Frank Nothaft Quotes on Home (10 Quotes)


    Over the last couple of years, we've seen many markets with strong home value appreciation. They're up at a considerable pace in many markets across the country, particularly from New England all the way down to Washington, D. C., ... Home values are up in D. C., for example, by over 10 percent over the past year. That means families have built up home equity.

    The Fed's acknowledgement of weakness in the economy and a flight to quality in the bond market caused fixed-rate mortgage rates to slide further. And low mortgage rates certainly help offset rising home values, keeping houses affordable for a larger pool of homebuyers.

    There's about 6 trillion in single-family mortgage debt outstanding, and total home value is about 13 trillion, which means there's about 7 trillion in home equity outstanding. Last year was a big year for liquefying home equity -- about 100 billion. That's a drop in the bucket compared to 7 trillion.

    Continued low mortgage rates open the housing market to a broader segment of the population and contribute to the on-going vitality in home sales. And, since mortgage rates are expected to remain low until the economy picks up more steam, the housing sector should stay active and healthy for some time to come.

    Long-term mortgage rates, which dropped again for the fifth consecutive week, remain low enough to keep refinancing activity a viable option for many. Not only can homeowners take some equity out of their home, many may also be able to lower their mortgage rate at the same time.

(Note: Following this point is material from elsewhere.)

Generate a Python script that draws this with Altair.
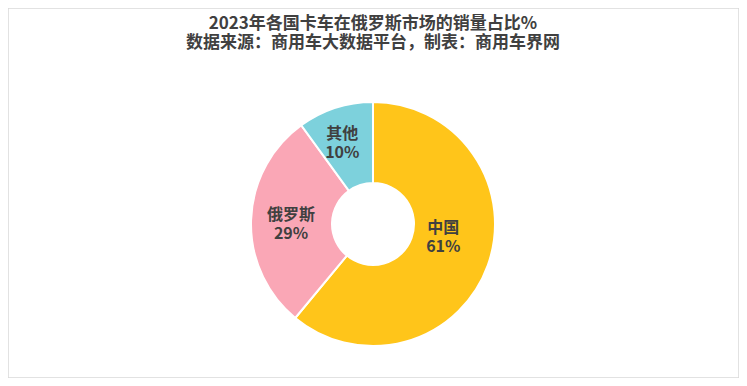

    For the typical family, home equity accounts for the bulk of their wealth.

    And with mortgage rates at their lowest level in six months, home sales should continue strong through the autumn months.

    The refinance share of mortgage applications in the fourth quarter of 2005 was 45 percent while the average rates on 30-year fixed-rate mortgages climbed 0.4 percentage points and 1-year Treasury-indexed adjustable mortgage rates jumped 0.6 percentage points from third-quarter averages. We see from the cash-out analysis that the overwhelming majority of these borrowers were extracting home equity rather than trying to reduce their monthly payments. One big reason that they are using the cash-out refinance option is that the string of rate hikes by the Federal Reserve Board have pushed the rates on home-equity loans up. Home-equity loans are typically linked to the prime rate, which currently is at 7.5 percent. In contrast, the average rate on 30-year fixed-rate mortgages is presently near 6.25 percent.

    Going forward, homeowners wanting to use some of the equity in their homes for home improvement or other purposes will make up a larger portion of the refinance business.

    Meanwhile, home construction remains strong and home sales continue to break records easily. In fact, total home sales should end the year two percent higher than 2003's all time record level.